たぶん私が同じトリックの本を書いたら星一レビューか低評価しかもらえないです。このもやもや感が最悪な形となってるんじゃないでしょうか。
ここで終わりかと思ったら、まだありました!恐らくここで終わっても満足してましたね。ボリュームがすごくて、ここらへんで既に「めちゃくちゃ満足な買い物したな」と思ってました。
あらゆる伏線が回収されて点と点が繋がる感じがミステリーの醍醐味ですよね。このすっきり感が好きでミステリーをよく読んでしまいます。姑獲鳥も母も伏線でした。涼子さんが少しかわいそうになりました。一つ一つが積み重なってこの事件が起きたんだと、一つだけの要因でないことがリアルに感じられてよかったです。起こるべくして起こってしまった事件だったし、一つをどうにかすれば助かったのにということもない。何ともみんなかわいそうな事件でした。

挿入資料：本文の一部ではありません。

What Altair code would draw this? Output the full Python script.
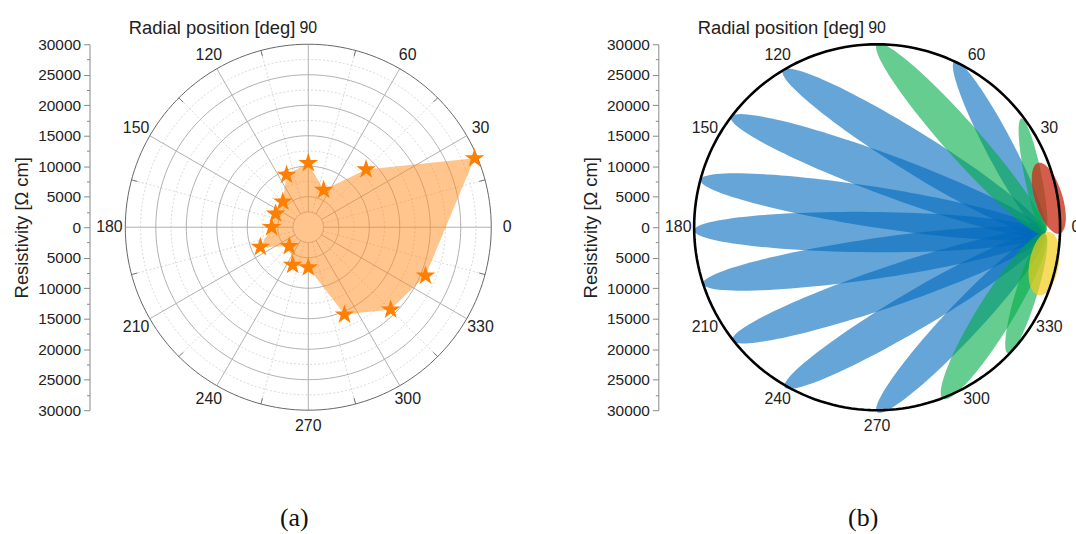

結果的に次の「魍魎の箱」も今作を読み終わった後、すぐに買って続けて読んでしまったし、次の日には「狂骨の夢」も読んでしまいました。読むのが楽しいシリーズができてよかったです。シリーズ物はでかいアイスクリームのように、確実に美味しいと思えるものが沢山あってワクワクします。でかいアイスクリームを食べる時のように、まだある、まだ沢山美味しいアイスが残っていると思いながら次の日になる感じがたまらなく大好きです。
ちゃんと読んだ本を感想に表すことはしてこなかったのでもっと文をうまく書けるようになりたいと思いつつ読書ノートのようにしていきたいです。
京極堂シリーズはずっと電子書籍で買っていましたが、先日ふと本屋に立ち寄った際に気になって探してみました。そしたら「鉄鼠の檻」が分厚すぎて二度見。むしろ読みづらくなっているのではないかと思いますけど、あの分厚いのを読み進めていくのがいいんでしょうか?正直「鉄鼠の檻」だけは分割してあるものか電子書籍の方が読みやすいし没頭できるのではないかなあと思います。
一つにまとまっているものが「鉄鼠の檻」までしかなかったのですが他にも同じかそれ以上の本があるんでしょうか?。大型書店に行った際には確認してみたいです。